West Virginia held elections on November 8, 2016. Elections for the United States House, as well as for several statewide offices including the governorship were held. These elections were held concurrently with the 2016 U.S. presidential election and other elections nationwide. Primary elections were held on May 10, 2016.

Federal offices

President 

Republican Donald Trump easily carried West Virginia, capturing 68.5% of the vote. Trump captured every county in the state and it was his best showing in any state.

House of Representatives 

All 3 Incumbent Republican U.S. Representatives were easily reelected, all increasing their vote share compared to 2014.

Governor 

Incumbent Democrat Earl Ray Tomblin was term-limited from running again in 2016. State Senate President Bill Cole ran unopposed in the Republican primary contest, while businessman Jim Justice defeated multiple opponents in the Democratic primary contest. The state's Republican trend, coupled with past scandals surrounding Justice's unpaid taxes and business controversies, made the race extremely competitive. Justice went on to narrowly win the election, capturing 49.1% of the vote. Justice would go on to switch party affiliation just months after being in office, announcing he would become a Republican at an August 4, 2017 rally with President Trump.

State Legislature

State Senate 
18 of the 34 State Senate seats were up for election in 2016, with 3 Democrats and 1 Republican incumbents not running for reelection. Republicans won a net gain of 4 seats, increasing their majority in the state senate from 18 to 22 seats.

House of Delegates 
All 100 seats in the West Virginia House of Delegates were up for election, with 13 Republican and 8 Democratic incumbents not running for reelection. The Republican majority sustained a net loss of 1 seat, decreasing the majority from 64 seats to 63. This soon changed when Democrat Rupert Phillips Jr. switched party affiliation to Independent in January 2017, and then to Republican in May 2017 reestablishing the 64-36 majority from 2014.

Attorney General 
Republican incumbent Patrick Morrisey successfully sought re-election, defeating State Representative Doug Reynolds, and capturing 51.63% of the vote.

Secretary of State 
Republican challenger Mac Warner defeated incumbent Democrat Natalie Tennant who had held the position since 2008. He captured 48.52% of the vote.

Treasurer 
Democratic incumbent John Perdue, who had held the West Virginia State Treasurer's position since 1996, was re-elected with 50.33% of the vote. He defeated Republican challenger and businesswoman Ann Urling. Perdue became the only Democrat to hold statewide office in West Virginia after Governor Justice's party switch in 2017.

Auditor 
Republican JB McCuskey was elected with 58.48% of the vote over Democrat Mary Ann Clayton.
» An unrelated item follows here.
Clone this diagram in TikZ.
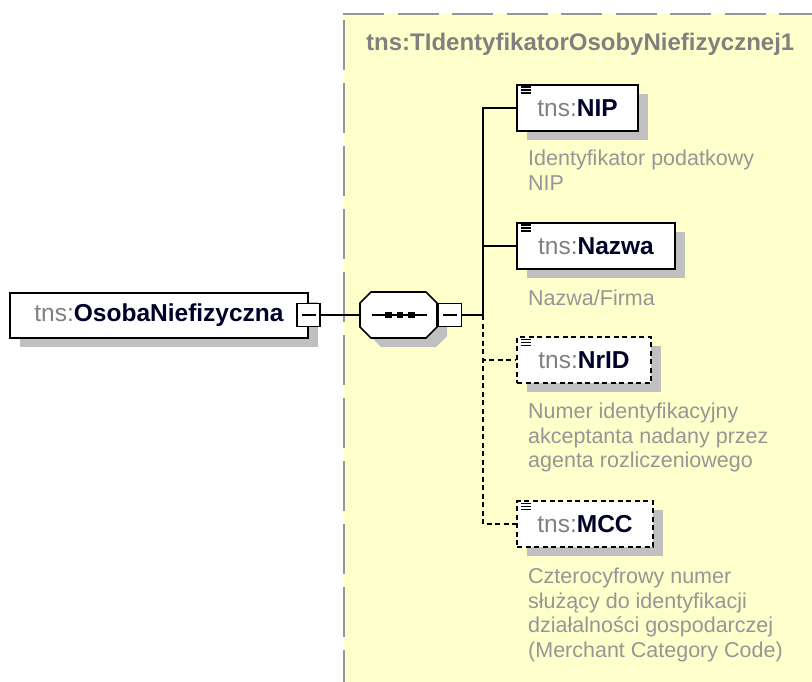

This marks the first time since 1928 that a Republican had won the office. The seat was open after the resignation of Democrat Glen Glainer III, who had held the office since 1992. In May 2016, Lisa Hopkins was appointed as interim Auditor until the election.

Commissioner of Agriculture 

Elected in 2012, incumbent Agriculture Commissioner Walt Helmick was defeated by Republican challenger Kent Leonhardt.